As soon as the fire was over I took my family over to Sunol in Alameda County where the company maintained a furnished cottage. They remained there about three months until the city was somewhat restored.

In the meantime relatives whose residence and place of business had been completely destroyed by the fire moved into our flat. I located them camping in Golden Gate Park and persuaded them to use our home during my family's absence.

It was customary during that period to move stoves out to the curb which we did and housewives did their cooking in the street. This procedure was followed until all chimneys had been repaired, and inspected, as safe for the wood and coal fires used for cooking in those days.

A month after the fire in May, 1906, the head of the U.S. Coast and Geodetic Survey, a Dr.

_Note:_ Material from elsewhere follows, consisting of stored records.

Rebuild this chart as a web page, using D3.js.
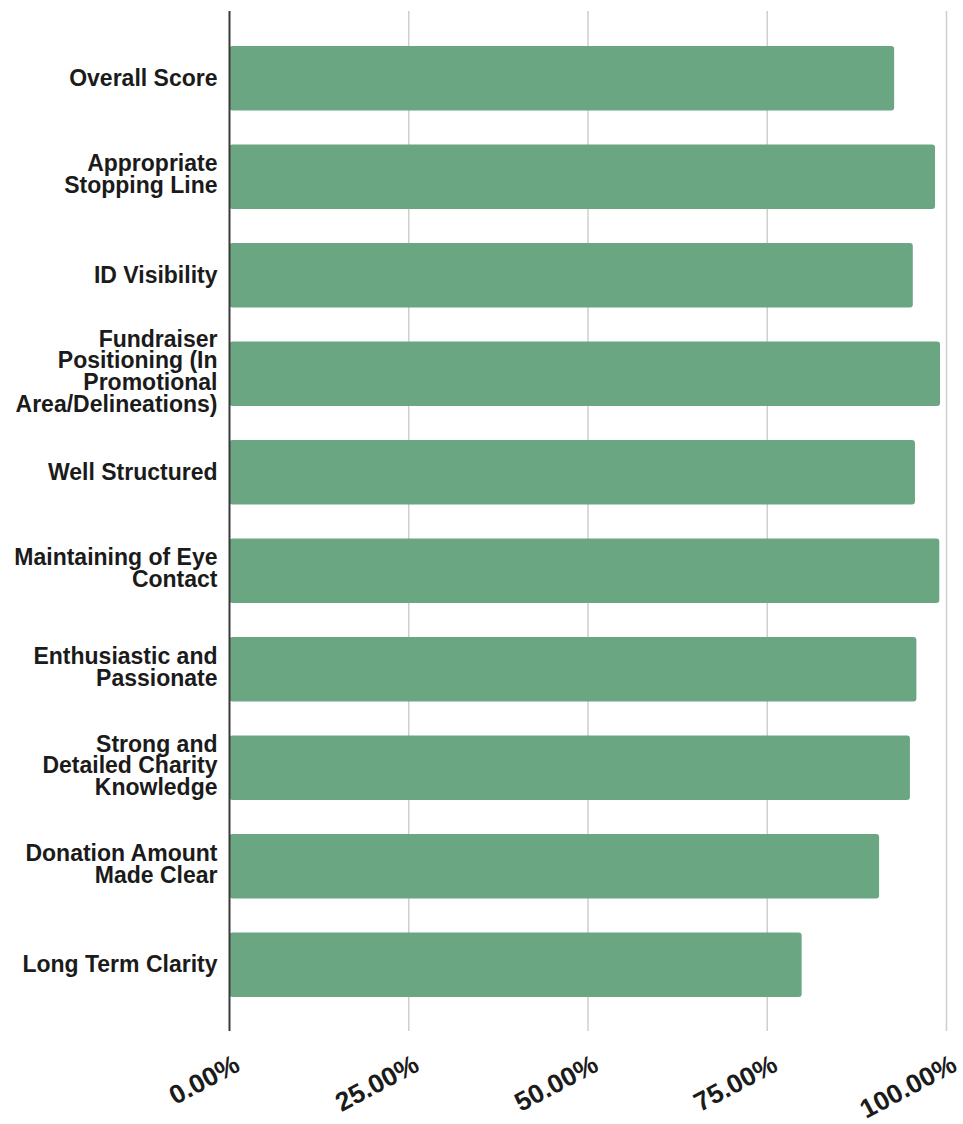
<!DOCTYPE html>
<html>
<head>
<meta charset="utf-8">
<script src="https://cdn.jsdelivr.net/npm/d3@7"></script>
<style>
  html, body { margin: 0; padding: 0; background: #fff; }
  svg { display: block; }
  text { font-family: "Liberation Sans", Arial, sans-serif; font-weight: bold; fill: #1b1b1b; }
</style>
</head>
<body>
<svg id="chart" width="963" height="1124"></svg>
<script>
// Category labels (line breaks mark where each label wraps)
const categories = [
  "Overall Score",
  "Appropriate\nStopping Line",
  "ID Visibility",
  "Fundraiser\nPositioning (In\nPromotional\nArea/Delineations)",
  "Well Structured",
  "Maintaining of Eye\nContact",
  "Enthusiastic and\nPassionate",
  "Strong and\nDetailed Charity\nKnowledge",
  "Donation Amount\nMade Clear",
  "Long Term Clarity"
];

// Share of assessments meeting each criterion (fraction of 1)
const scores = [0.927, 0.984, 0.953, 0.991, 0.956, 0.990, 0.958, 0.949, 0.906, 0.798];

// X axis ticks
const tickValues = [0, 0.25, 0.5, 0.75, 1];
const tickLabels = ["0.00%", "25.00%", "50.00%", "75.00%", "100.00%"];

const svg = d3.select("#chart");

const x = d3.scaleLinear().domain([0, 1]).range([229.5, 946.5]);
const y = d3.scaleBand()
  .domain(categories)
  .range([29, 1014])
  .paddingInner(0.345)
  .paddingOuter(0.1725);

const gridTop = 11, gridBottom = 1031;

// vertical gridlines
svg.append("g")
  .selectAll("line")
  .data(tickValues.slice(1))
  .join("line")
  .attr("x1", d => x(d)).attr("x2", d => x(d))
  .attr("y1", gridTop).attr("y2", gridBottom)
  .attr("stroke", "#cfcfcf")
  .attr("stroke-width", 1.5);

// bars
svg.append("g")
  .selectAll("rect")
  .data(categories)
  .join("rect")
  .attr("x", x(0))
  .attr("y", d => y(d))
  .attr("width", (d, i) => x(scores[i]) - x(0))
  .attr("height", y.bandwidth())
  .attr("rx", 3)
  .attr("fill", "#6ba683");

// zero baseline
svg.append("line")
  .attr("x1", x(0)).attr("x2", x(0))
  .attr("y1", gridTop).attr("y2", gridBottom)
  .attr("stroke", "#3a3a3a")
  .attr("stroke-width", 2);

// category labels, right-aligned beside the baseline
const lineH = 21.7;
const labels = svg.append("g")
  .selectAll("text")
  .data(categories)
  .join("text")
  .attr("text-anchor", "end")
  .style("font-size", "23px");

labels.each(function(d) {
  const lines = d.split("\n");
  const cy = y(d) + y.bandwidth() / 2;
  const n = lines.length;
  d3.select(this).selectAll("tspan")
    .data(lines)
    .join("tspan")
    .attr("x", x(0) - 12)
    .attr("y", (l, i) => cy + (n === 1 ? 7.5 : 5.5) + (i - (n - 1) / 2) * lineH)
    .text(l => l);
});

// rotated x tick labels
svg.append("g")
  .selectAll("text")
  .data(tickValues)
  .join("text")
  .attr("text-anchor", "end")
  .style("font-size", "26.5px")
  .attr("transform", d => `translate(${x(d) + 12},1070) rotate(-28)`)
  .text((d, i) => tickLabels[i]);
</script>
</body>
</html>
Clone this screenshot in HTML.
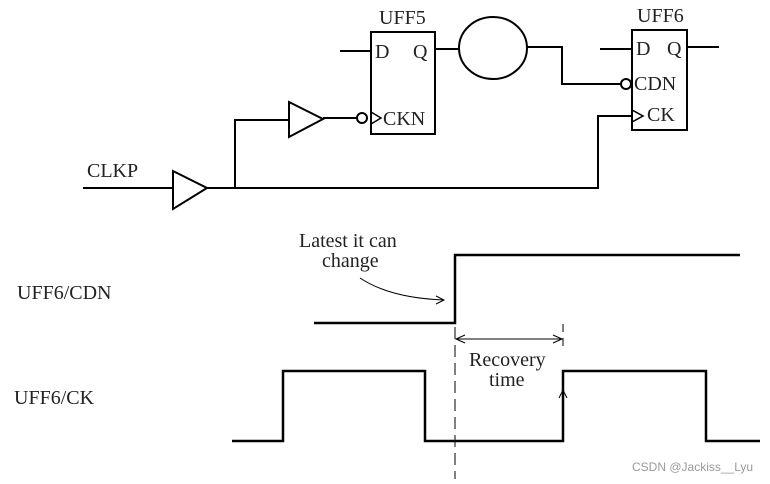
<!DOCTYPE html>
<html><head><style>
html,body{margin:0;padding:0;background:#fff;}
svg text{font-family:"Liberation Serif",serif;fill:#222;}
</style></head><body>
<svg width="770" height="479" viewBox="0 0 770 479" xmlns="http://www.w3.org/2000/svg">
<g fill="none" stroke="#000" stroke-width="2">
<line x1="83" y1="188" x2="173" y2="188"/>
<polygon points="173,171 207,188 173,209" fill="#fff"/>
<polyline points="207,188 598,188 598,116 632,116"/>
<polyline points="235,188 235,120 289,120"/>
<polygon points="289,102 323,119 289,137" fill="#fff"/>
<line x1="323" y1="118" x2="357" y2="118"/>
<circle cx="362" cy="118" r="5"/>
<rect x="371" y="32" width="64" height="102"/>
<polyline points="371,112 381,118 371,124" stroke-width="1.5"/>
<line x1="340" y1="51" x2="371" y2="51"/>
<line x1="435" y1="49" x2="459" y2="49"/>
<ellipse cx="493" cy="48" rx="34" ry="31"/>
<polyline points="527,47 562,47 562,84 620,84"/>
<circle cx="626" cy="84" r="5"/>
<rect x="632" y="30" width="55" height="100"/>
<polyline points="632,110 643,116 632,122" stroke-width="1.5"/>
<line x1="600" y1="49" x2="632" y2="49"/>
<line x1="687" y1="47" x2="719" y2="47"/>
<polyline points="314,323 455,323 455,255 740,255" stroke-width="2.5"/>
<polyline points="232,441 283,441 283,371 425,371 425,441 563,441 563,371 706,371 706,441 760,441" stroke-width="2.5"/>
<line x1="455" y1="327" x2="455" y2="479" stroke-width="1" stroke-dasharray="12,6"/>
<line x1="563" y1="324" x2="563" y2="348" stroke-width="1" stroke-dasharray="8,6"/>
<line x1="456" y1="339" x2="562" y2="339" stroke-width="1"/>
<polyline points="465,335 456,339 465,343" stroke-width="1"/>
<polyline points="553,335 562,339 553,343" stroke-width="1"/>
<polyline points="559,398 563,390 567,398" stroke-width="1"/>
<path d="M360,278 Q390,298 444,300" stroke-width="1"/>
<polyline points="436,296 444,300 436,304" stroke-width="1"/>
</g>
<g font-size="20">
<text x="379" y="24">UFF5</text>
<text x="637" y="22">UFF6</text>
<text x="375" y="58">D</text>
<text x="413" y="58">Q</text>
<text x="383" y="125">CKN</text>
<text x="636" y="55">D</text>
<text x="667" y="55">Q</text>
<text x="634" y="90">CDN</text>
<text x="647" y="121">CK</text>
<text x="87" y="177">CLKP</text>
<text x="299" y="247">Latest it can</text>
<text x="322" y="267">change</text>
<text x="17" y="299">UFF6/CDN</text>
<text x="14" y="404">UFF6/CK</text>
<text x="469" y="366">Recovery</text>
<text x="489" y="386">time</text>
</g>
<text x="632" y="471" font-size="12" style="fill:#999;font-family:'Liberation Sans',sans-serif">CSDN @Jackiss__Lyu</text>
</svg>
</body></html>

Reed as I remember, came here from Washington, D.C., to inspect the damage done by the earthquake. Mr. Schussler asked me to drive Dr. Reed to San Mateo to the company property and show him the fault line that destroyed the 30 inch Pilarcitos Pile Line and other things of interest to him.

Dr. Reed was amazed that the dams had withstood the shock with no apparent damage and complimented Mr. Schussler on his fine work.

In conclusion I should not let this opportunity pass without saying how grateful I feel for having had the privilege of these many unusual experiences. It is not given to but a very few to have witnessed such scenes as I did during that world shaking disaster.

I remember our city Supervisor, Dr. D'Ancona, sitting on top of a garbage wagon load of household effects while his family sat with the driver as they were leaving the city for their country home.

Also a young lady on a bicycle with a bird cage fastened to the handle bars with the canary singing as though nothing had happened and her possessions in a suit box under one arm. Another scene that still lingers was two bicycles with a bed spring and mattress between them on which an invalid woman was carried along.

Yes these were truly unforgettable days and ones never to be forgotten as witness this 50 year after memoir.